Perspectives for the future
The successful development and sustenance of eco-cities hinges on a healthy balance between top-down and bottom-up governance at a local level. It is high time that the governing bodies in Asia need to adopt a more holistic approach towards sustainability by planning eco-cities from end-to-end with foresight on issues such as budgets and financing. A city can financially support its sustainable services by maximising existing revenue sources and identifying potential new ones, by leveraging other resources from the private sector, and by soliciting funding to support the development of sustainability initiatives.
Changes are inevitable in the planning process and leadership will need to establish a flexible process of community participation that readily adapts to circumstances in each city. There is great opportunity for meaningful public-private sector relationships. The UN Global Compact Cities Programme allows local governments to create focused dialogue with other sectors which may better inform and influence public policy and local governance on a daily basis. On the other hand, it enables the private sector to engage with other sectors within the communities in their eco-system and contribute to their development at the grass root level. It gives civil society organisations the platform to engage directly with political decision-makers, business and opinion-leaders in informing and influencing the policy agenda, in addition to development of practical action on social, environmental and economic issues affecting the city.

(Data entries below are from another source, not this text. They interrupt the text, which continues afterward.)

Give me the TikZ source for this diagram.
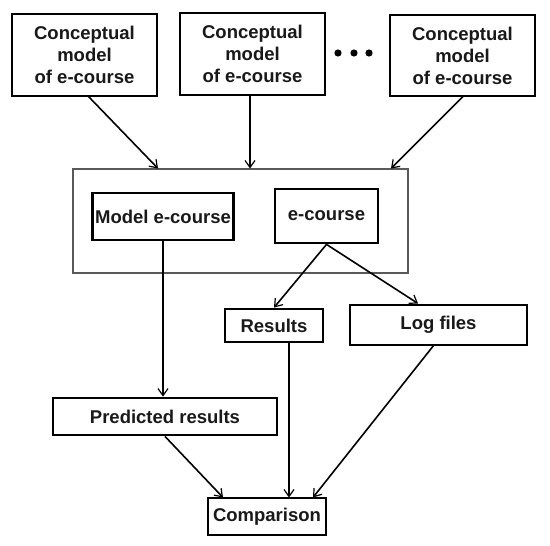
\documentclass[tikz,border=0pt]{standalone}
\usepackage{fontspec}
\setmainfont{Liberation Sans}
\usetikzlibrary{arrows.meta,calc}
\begin{document}
\begin{tikzpicture}[x=1pt,y=-1pt,
  box/.style={draw=black,line width=2.8pt,fill=white,inner sep=0pt,align=center,
    font=\fontsize{18.5}{22}\selectfont\bfseries,text=black!90},
  arr/.style={line width=1.6pt,-{Straight Barb[length=7pt,width=10pt,line width=1.2pt]}}]
\useasboundingbox (0,0) rectangle (550,546);
% container
\node[draw=black!65,line width=1.1pt,minimum width=335pt,minimum height=104pt,inner sep=0pt] (cont) at (240.5,221) {};
% top boxes
\node[box,minimum width=145pt,minimum height=82pt] (b1) at (84.5,55) {Conceptual\\model\\of e-course};
\node[box,minimum width=145pt,minimum height=82pt] (b2) at (252.5,54) {Conceptual\\model\\of e-course};
\node[box,minimum width=145pt,minimum height=81pt] (b3) at (462.5,55.5) {Conceptual\\model\\of e-course};
% dots
\fill[black] (338,53) circle (3.6pt) (354,53) circle (3.6pt) (369,53) circle (3.6pt);
% inner boxes
\node[box,minimum width=141pt,minimum height=47pt] (model) at (163,216.5) {Model e-course};
\node[box,minimum width=103pt,minimum height=54pt] (ec) at (326.5,216) {e-course};
\node[box,minimum width=98pt,minimum height=33pt] (res) at (274,325.5) {Results};
\node[box,minimum width=177pt,minimum height=40pt] (log) at (438.5,325) {Log files};
\node[box,minimum width=224pt,minimum height=37pt] (pred) at (165,416.5) {Predicted results};
\node[box,minimum width=118pt,minimum height=37pt] (comp) at (267,516.5) {Comparison};
% coordinates
\coordinate (s1) at (88,96);
\coordinate (t1) at (158,168.5);
\coordinate (t2) at (250,168.5);
\coordinate (s3) at (463,96.5);
\coordinate (t3) at (391,168.5);
\coordinate (tlog) at (418,303.5);
\coordinate (sres) at (289,342);
\coordinate (slog) at (434,345);
\coordinate (tc1) at (223,497.5);
\coordinate (tc2) at (289,497.5);
\coordinate (tc3) at (313,497.5);
% connectors
\draw[arr] (s1) -- (t1);
\draw[arr] (b2.south -| t2) -- (t2);
\draw[arr] (s3) -- (t3);
\draw[arr] (model.south) -- (model.south |- pred.north);
\draw[arr] (ec.south) -- (res.north);
\draw[arr] (ec.south) -- (tlog);
\draw[arr] (pred.south) -- (tc1);
\draw[arr] (sres) -- (tc2);
\draw[arr] (slog) -- (tc3);
\end{tikzpicture}
\end{document}
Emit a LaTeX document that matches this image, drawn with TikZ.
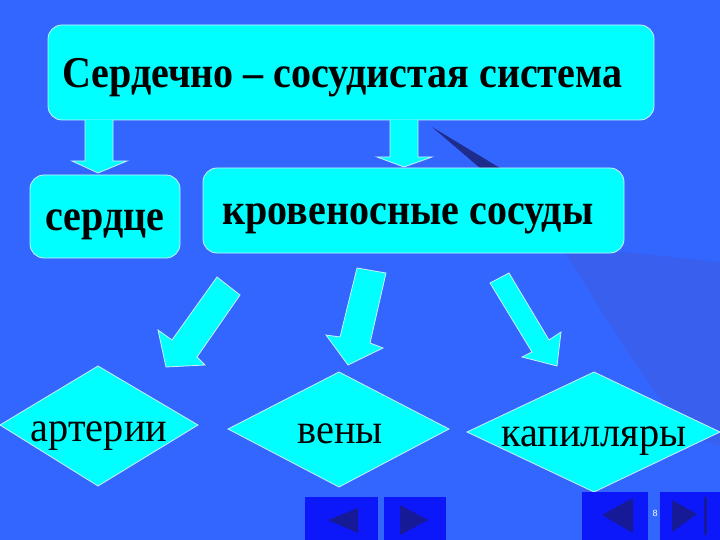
\documentclass[tikz,border=0pt]{standalone}
\usepackage{fontspec}
\setmainfont{Liberation Serif}
\newfontfamily\numfont{Liberation Sans}
\definecolor{bg}{RGB}{51,102,255}
\definecolor{shadecol}{RGB}{57,95,238}
\definecolor{darkstreak}{RGB}{30,45,140}
\definecolor{boxcyan}{RGB}{0,255,255}
\definecolor{btnblue}{RGB}{12,24,250}
\definecolor{btntri}{RGB}{22,26,150}
\newcommand{\bsq}[1]{\scalebox{0.91}[1]{#1}}
\newcommand{\rsq}[1]{\scalebox{0.96}[1]{#1}}
\begin{document}
\begin{tikzpicture}[x=1pt,y=-1pt,
  cbox/.style={fill=boxcyan,draw=white!80!cyan,line width=0.8pt,rounded corners=14pt},
  dia/.style={fill=boxcyan,draw=white!80!cyan,line width=0.8pt},
  barrow/.style={fill=boxcyan,draw=white!80!cyan,line width=0.8pt,line join=miter},
  btn/.style={fill=btnblue,draw=none},
  tri/.style={fill=btntri,draw=none},
  boldtxt/.style={font=\fontsize{44}{44}\selectfont\bfseries,text=black,inner sep=0pt},
  regtxt/.style={font=\fontsize{42}{42}\selectfont,text=black,inner sep=0pt}]
% background
\fill[bg] (0,0) rectangle (720,540);
\useasboundingbox (0,0) rectangle (720,540);
% shading
\fill[shadecol] (565,252) -- (623,252) -- (720,262) -- (720,445) -- (700,440)
  .. controls (660,410) and (620,340) .. (565,252) -- cycle;
\fill[darkstreak] (432,127) -- (500,168) -- (480,168) -- cycle;
% top box
\draw[cbox] (48,25) rectangle (654,120);
\node[boldtxt,anchor=base west] (title) at (62,88) {\bsq{Сердечно – сосудистая система}};
% down arrows
\draw[barrow] (85,120) -- (85,161) -- (72,161) -- (98,173) -- (127,161) -- (113,161) -- (113,120);
\draw[barrow] (390,120) -- (390,157) -- (377,157) -- (404,167) -- (432,157) -- (418,157) -- (418,120);
% second row boxes
\draw[cbox] (30,175) rectangle (180,258);
\node[boldtxt,anchor=base] (heart) at (105,230) {\bsq{сердце}};
\draw[cbox] (203,168) rectangle (624,253);
\node[boldtxt,anchor=base] (vessels) at (408,225) {\bsq{кровеносные сосуды}};
% diagonal arrows
\draw[barrow] (217,277) -- (240,295) -- (197,357) -- (205,365) -- (166,367) -- (158,330) -- (172,340) -- cycle;
\draw[barrow] (357,268) -- (386,273) -- (370,343) -- (383,348) -- (348,365) -- (326,335) -- (340,337) -- cycle;
\draw[barrow] (490,283) -- (509,273) -- (549,340) -- (561,332) -- (557,366) -- (522,357) -- (532,352) -- cycle;
% diamonds
\draw[dia] (0,425) -- (98,366) -- (198,425) -- (98,486) -- cycle;
\node[regtxt,anchor=base] (art) at (99,441) {\rsq{артерии}};
\draw[dia] (228,429) -- (339,372) -- (449,429) -- (339,487) -- cycle;
\node[regtxt,anchor=base] (ven) at (340,443) {\rsq{вены}};
\draw[dia] (467,432) -- (594,372) -- (720,432) -- (594,492) -- cycle;
\node[regtxt,anchor=base] (cap) at (594,446) {\rsq{капилляры}};
% navigation buttons
\fill[btn] (305,497) rectangle (378,540);
\fill[tri] (328,520) -- (358,508) -- (358,533) -- cycle;
\fill[btn] (384,497) rectangle (446,540);
\fill[tri] (400,505) -- (428,520) -- (400,535) -- cycle;
\fill[btn] (582,492) rectangle (648,540);
\fill[tri] (602,515) -- (633,498) -- (633,533) -- cycle;
\fill[btn] (660,492) rectangle (720,540);
\fill[tri] (672,500) -- (697,514) -- (672,532) -- cycle;
\fill[tri] (704,497) rectangle (707,535);
\node[font=\numfont\fontsize{9}{9}\selectfont,text=white,inner sep=0pt] (pg) at (655,513) {8};
\end{tikzpicture}
\end{document}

We believe that the silos between governments, businesses and the civil society need to be broken down, such that the onus lies on all three entities. We have observed that most environmental issues require an integrated solution and a sustainable city can only truly thrive when the public and private sectors collaborate, ideate and implement on a common strategic platform. Furthermore, the responsibility of building an eco-city does not culminate with that of its infrastructure. Often an overlooked aspect, it is also of prime importance to help inhabitants of eco-cities to adapt to their new environment and adopt more sustainable lifestyles.
The key to the long-term success of eco-cities lies in effective communication among all primary stakeholders involved. Apart from planning and building an eco-city, it is equally important to foster a sense of community among decision makers (local governments), NGOs, environmental businesses, media and general public. Nurturing such sentiments of attachment and belonging is likely to encourage individuals and organisations to work together and maintain their eco-cities responsibly in the long run.
The history of human evolution traces a series of trials and errors. The future of sustainable cities can be enhanced greatly by applying lessons learnt from the errors of the past to opportunities in the future.